Grand
Prix (Two-Disc Special Edition)
Picture: B
Sound: B- Extras:
B+ Film: B
While there's yet to be a truly great film made about the world of
professional auto racing, John Frankenheimer's Grand Prix (1966) was the first major film about the
sport, and four decades later, it arguably remains the best.
Originally intended as a starring vehicle for real-life racing
enthusiast Steve McQueen, who dropped out to do his own inferior racing movie, Le Mans (1971), Grand Prix is the story of four professional
race-car drivers competing on the international circuit during a
single Formula 1 season.
It alternates between the American Pete Aron (James Garner,
who took over for McQueen), who gets dropped by his sponsor after causing
an accident that injures a teammate, the British Scott Stoddard (Brian
Bedford). As if Stoddard's injuries weren't enough, Aron starts sleeping
with Stoddard's wife (Jessica Walter), who claims to love her husband so much
she just can't bear to watch him compete in dangerous races anymore.
Then there's Frenchman Jean-Pierre Sarti (Yves Montand), a married
driver who has an affair with an American journalist (Eva Marie Saint), an
Italian playboy (Antonio Sabato) and a winning-obsessed Japanese industrialist
(Toshiro Mifune), who hires Aron to drive one of his cars.
But the personal stories are merely filler in between races, all
of which were shot beautifully and excitingly by Frankenheimer and
cinematographer Lionel Lindon. Making great use of split-screen
photography and aerial shots, Frankenheimer pretty much had to learn
how to properly film races as he went along, and his impromptu work
remains unsurpassed 40 years later. Filmed in Cinerama,
Frankenheimer's racing sequences are amazingly coherent compared to
those by directors like Tony Scott (Days
of Thunder) and Renny Harlin (Driven), who got carried away with
the trendy quick cutting of today, which makes racing sequences much
harder to follow.
Most auto racing and racing films, to me anyway, tend to bore
after a while because the cars usually keep driving around in a circle on a
standard track (I realize it takes enormous skill to drive a race car at
these high speeds, but I'm just talking from a spectator standpoint).

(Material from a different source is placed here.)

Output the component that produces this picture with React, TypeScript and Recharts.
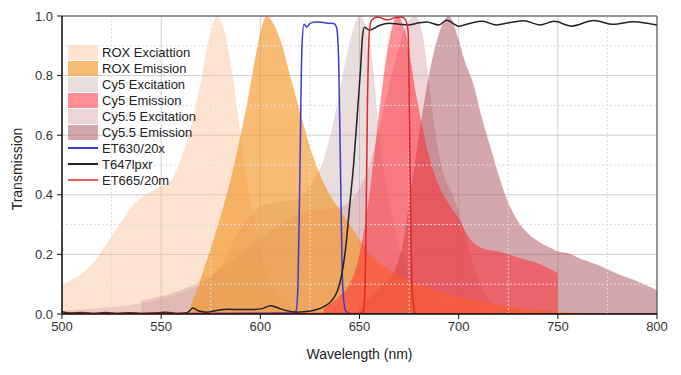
import React from "react";
import { Area, CartesianGrid, ComposedChart, Line, ReferenceLine, XAxis, YAxis } from "recharts";

type Pt = [number, number];

// wavelength (nm) / transmission pairs
const roxEx: Pt[] = [
  [500, 0.1], [505, 0.115], [510, 0.135], [515, 0.165], [520, 0.21], [525, 0.26], [530, 0.31],
  [535, 0.36], [540, 0.39], [545, 0.41], [550, 0.43], [555, 0.45], [560, 0.52], [565, 0.63],
  [570, 0.78], [574, 0.92], [578, 1.0], [582, 0.95], [586, 0.8], [590, 0.6], [594, 0.42],
  [598, 0.27], [602, 0.16], [606, 0.09], [610, 0.05], [615, 0.025], [620, 0.01], [630, 0],
];
const roxEm: Pt[] = [
  [565, 0.03], [568, 0.08], [571, 0.14], [575, 0.22], [580, 0.33], [585, 0.45], [590, 0.6],
  [594, 0.73], [598, 0.88], [601, 0.97], [603, 1.0], [607, 0.97], [611, 0.9], [615, 0.8],
  [620, 0.68], [625, 0.56], [630, 0.47], [635, 0.4], [640, 0.35], [645, 0.3], [650, 0.25],
  [655, 0.2], [660, 0.17], [670, 0.13], [680, 0.1], [690, 0.075], [700, 0.058], [710, 0.045],
  [720, 0.032], [730, 0.022], [740, 0.014], [750, 0.008], [760, 0.004],
];
const cy5Ex: Pt[] = [
  [500, 0.012], [510, 0.015], [520, 0.02], [530, 0.027], [540, 0.035], [550, 0.05], [560, 0.07],
  [570, 0.1], [580, 0.16], [586, 0.24], [593, 0.31], [600, 0.36], [610, 0.375], [620, 0.39],
  [626, 0.44], [632, 0.52], [638, 0.68], [643, 0.85], [647, 0.96], [650, 1.0], [653, 0.97],
  [657, 0.82], [660, 0.6], [664, 0.42], [668, 0.28], [672, 0.18], [677, 0.1], [683, 0.055],
  [690, 0.03], [700, 0.015], [715, 0.005], [730, 0],
];
const cy5Em: Pt[] = [
  [632, 0.02], [640, 0.06], [645, 0.1], [650, 0.2], [655, 0.4], [660, 0.68], [665, 0.92],
  [669, 1.0], [673, 0.95], [679, 0.72], [685, 0.53], [690, 0.43], [695, 0.37], [700, 0.32],
  [706, 0.25], [712, 0.22], [720, 0.21], [730, 0.19], [740, 0.17], [750, 0.137],
];
const cy55Ex: Pt[] = [
  [540, 0.045], [550, 0.06], [560, 0.08], [570, 0.11], [580, 0.15], [590, 0.2], [600, 0.25],
  [610, 0.3], [620, 0.335], [630, 0.35], [640, 0.36], [648, 0.4], [655, 0.5], [662, 0.68],
  [668, 0.85], [673, 0.96], [678, 1.0], [682, 0.93], [685, 0.78], [688, 0.62], [692, 0.48],
  [697, 0.4], [701, 0.32], [705, 0.22], [709, 0.13], [714, 0.06], [720, 0.028], [730, 0.012],
  [745, 0],
];
const cy55Em: Pt[] = [
  [650, 0.02], [655, 0.05], [662, 0.1], [668, 0.15], [672, 0.24], [676, 0.42], [680, 0.6],
  [685, 0.8], [690, 0.94], [695, 1.0], [700, 0.92], [703, 0.85], [707, 0.78], [712, 0.65],
  [716, 0.56], [720, 0.47], [724, 0.39], [730, 0.31], [735, 0.27], [741, 0.24], [747, 0.22],
  [750, 0.21], [755, 0.205], [760, 0.19], [770, 0.165], [775, 0.15], [780, 0.135], [790, 0.11],
  [800, 0.08],
];
const et630: Pt[] = [
  [500, 0], [615, 0.003], [618, 0.01], [619, 0.1], [620, 0.5], [621, 0.9], [622, 0.972],
  [623.5, 0.963], [625, 0.975], [628, 0.98], [631, 0.979], [634, 0.976], [637, 0.975],
  [638.5, 0.96], [639.5, 0.85], [640.5, 0.45], [641.5, 0.1], [643, 0.01], [646, 0], [800, 0],
];
const t647: Pt[] = [
  [500, 0.008], [504, 0.003], [510, 0.005], [516, 0.002], [522, 0.005], [528, 0.002], [534, 0.004],
  [540, 0.002], [546, 0.003], [552, 0.006], [558, 0.002], [563, 0.004], [566, 0.02], [569, 0.01],
  [573, 0.006], [578, 0.012], [584, 0.016], [590, 0.015], [596, 0.015], [601, 0.018], [605, 0.028],
  [609, 0.02], [614, 0.01], [618, 0.006], [623, 0.008], [628, 0.014], [632, 0.025], [636, 0.045],
  [639, 0.08], [641, 0.13], [643, 0.22], [645, 0.36], [647, 0.5], [649, 0.68], [650.5, 0.82],
  [651.5, 0.93], [652.5, 0.962], [655, 0.952], [660, 0.968], [665, 0.976], [670, 0.972],
  [675, 0.97], [680, 0.977], [684, 0.98], [690, 0.97], [694, 0.986], [700, 0.966], [706, 0.976],
  [712, 0.982], [719, 0.97], [726, 0.978], [733, 0.984], [741, 0.97], [748, 0.982], [757, 0.966],
  [768, 0.985], [778, 0.972], [788, 0.981], [795, 0.976], [800, 0.97],
];
const et665: Pt[] = [
  [500, 0.002], [650, 0.002], [652, 0.01], [653, 0.15], [654, 0.7], [655, 0.95], [656, 0.985],
  [659, 0.997], [664, 0.987], [668, 0.995], [671, 0.997], [673, 0.99], [674.5, 0.95],
  [675.5, 0.5], [676.5, 0.08], [678, 0.005], [680, 0], [800, 0],
];

const xTicks = [500, 550, 600, 650, 700, 750, 800];
const yTicks = [0, 0.2, 0.4, 0.6, 0.8, 1.0];
const minorX = [525, 575, 625, 675, 725, 775];
const minorY = [0.1, 0.3, 0.5, 0.7, 0.9];

// legend order
const areas = [
  { key: "roxEx", name: "ROX Exciattion", pts: roxEx, color: "#f9b98a", op: 0.4 },
  { key: "roxEm", name: "ROX Emission", pts: roxEm, color: "#f59628", op: 0.65 },
  { key: "cy5Ex", name: "Cy5 Excitation", pts: cy5Ex, color: "#c8aaaa", op: 0.4 },
  { key: "cy5Em", name: "Cy5 Emission", pts: cy5Em, color: "#ff2832", op: 0.52 },
  { key: "cy55Ex", name: "Cy5.5 Excitation", pts: cy55Ex, color: "#d7a0a5", op: 0.45 },
  { key: "cy55Em", name: "Cy5.5 Emission", pts: cy55Em, color: "#a03c46", op: 0.45 },
];
// drawing order: excitations underneath, then emissions, red on top
const drawOrder = ["roxEx", "cy5Ex", "cy55Ex", "cy55Em", "roxEm", "cy5Em"];
const lines = [
  { key: "et630", name: "ET630/20x", pts: et630, color: "#3b3bd0" },
  { key: "t647", name: "T647lpxr", pts: t647, color: "#222222" },
  { key: "et665", name: "ET665/20m", pts: et665, color: "#e52424" },
];

const allSeries = [...areas, ...lines];
const xs = Array.from(new Set(allSeries.flatMap((s) => s.pts.map((p) => p[0])))).sort((a, b) => a - b);
const table = xs.map((x) => {
  const row: Record<string, number> = { x };
  allSeries.forEach((s) => {
    const hit = s.pts.find((p) => p[0] === x);
    if (hit) row[s.key] = hit[1];
  });
  return row;
});

const font = "'Liberation Sans', Arial, sans-serif";

function LegendBox() {
  return (
    <div style={{ position: "absolute", left: 68, top: 44, fontFamily: font, fontSize: 13, color: "#222" }}>
      {areas.map((a) => (
        <div key={a.key} style={{ display: "flex", alignItems: "center", height: 16 }}>
          <div style={{ width: 30, height: 15, background: a.color, opacity: a.op, marginRight: 4 }} />
          <span>{a.name}</span>
        </div>
      ))}
      {lines.map((l) => (
        <div key={l.key} style={{ display: "flex", alignItems: "center", height: 16 }}>
          <div style={{ width: 30, height: 2, background: l.color, opacity: l.key === "et665" ? 0.75 : 1, marginRight: 4 }} />
          <span>{l.name}</span>
        </div>
      ))}
    </div>
  );
}

export default function App() {
  const tick = { fontFamily: font, fontSize: 13, fill: "#333" };
  return (
    <div style={{ position: "absolute", left: 0, top: 0, width: 681, height: 375, background: "#fff" }}>
      <ComposedChart width={681} height={375} data={table} margin={{ top: 16, right: 24, left: 0, bottom: 0 }}>
        <CartesianGrid stroke="#cfcfcf" />
        {minorX.map((v) => (
          <ReferenceLine key={"mx" + v} x={v} stroke="#dedede" strokeDasharray="2 2" />
        ))}
        {minorY.map((v) => (
          <ReferenceLine key={"my" + v} y={v} stroke="#dedede" strokeDasharray="2 2" />
        ))}
        <XAxis
          dataKey="x"
          type="number"
          domain={[500, 800]}
          ticks={xTicks}
          height={61}
          tick={tick}
          tickSize={5}
          tickMargin={3}
          axisLine={{ stroke: "#111", strokeWidth: 1.5 }}
          tickLine={{ stroke: "#111" }}
          allowDataOverflow
          label={{ value: "Wavelength (nm)", position: "insideBottom", offset: 16, style: { fontFamily: font, fontSize: 14, fill: "#222" } }}
        />
        <YAxis
          type="number"
          domain={[0, 1]}
          ticks={yTicks}
          width={62}
          tick={tick}
          tickSize={5}
          tickMargin={4}
          tickFormatter={(v: number) => v.toFixed(1)}
          axisLine={{ stroke: "#111", strokeWidth: 1.5 }}
          tickLine={{ stroke: "#111" }}
          allowDataOverflow
          label={{
            content: ({ viewBox }: any) => {
              const cx = viewBox.x + 17;
              const cy = viewBox.y + viewBox.height / 2 + 4;
              return (
                <text x={cx} y={cy} transform={`rotate(-90 ${cx} ${cy})`} textAnchor="middle" dominantBaseline="central" fontFamily={font} fontSize={14} fill="#222">
                  Transmission
                </text>
              );
            },
          }}
        />
        {drawOrder.map((k) => {
          const a = areas.find((s) => s.key === k)!;
          return (
            <Area
              key={a.key}
              type="monotone"
              dataKey={a.key}
              stroke="none"
              fill={a.color}
              fillOpacity={a.op}
              connectNulls
              dot={false}
              activeDot={false}
              isAnimationActive={false}
            />
          );
        })}
        {lines.map((l) => (
          <Line
            key={l.key}
            type="monotone"
            dataKey={l.key}
            stroke={l.color}
            strokeWidth={1.5}
            connectNulls
            dot={false}
            activeDot={false}
            isAnimationActive={false}
          />
        ))}
        <ReferenceLine y={1} stroke="#444" />
        <ReferenceLine x={800} stroke="#444" />
      </ComposedChart>
      <LegendBox />
    </div>
  );
}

However, the Formula 1 races in Grand
Prix take place over courses that extend for miles in various
directions with diverse topographies -- for instance, one race even goes
through the city streets of Monte Carlo. The uniqueness
of each route makes the racing scenes far more interesting than usual.
Warner Bros. two-disc special edition of this 176-minute MGM
epic is a super new digital transfer from restored 65mm elements in
anamorphically enhanced (and accurate) 2.20 X 1 framing with the soundtrack
remastered in Dolby Digital 5.1. Those
65mm materials were also cut into three Cinerama strips to project in an even
wider 2.76 X 1 blow-up in that great system and the sound derives from the
6-track magnetic stereo where five of the tracks were behind the Cinerama or
70mm screen. That means there is
traveling dialogue and sound effects, recaptured very well here. Except for the lack of a DTS option, this is
an amazing presentation for a film this age and proves once again how
larger-frame formats are always so amazing.
The extras include a vintage featurette about Grand Prix racing as
well as four new documentaries about the making of the film. You get lots
of information about Formula 1 racing, and recently recorded interviews with
surviving cast members such as Garner, Saint and Walter, but most interesting
to me were excerpts of interviews with Frankenheimer where he talks about his
hard-driving attitude and penchant for yelling on the set.
Unfortunately, the only thing missing is one of Frankenheimer's always
entertaining audio commentaries -- I'm sure he would have recorded one had
he still been with us. Also included is the original theatrical trailer.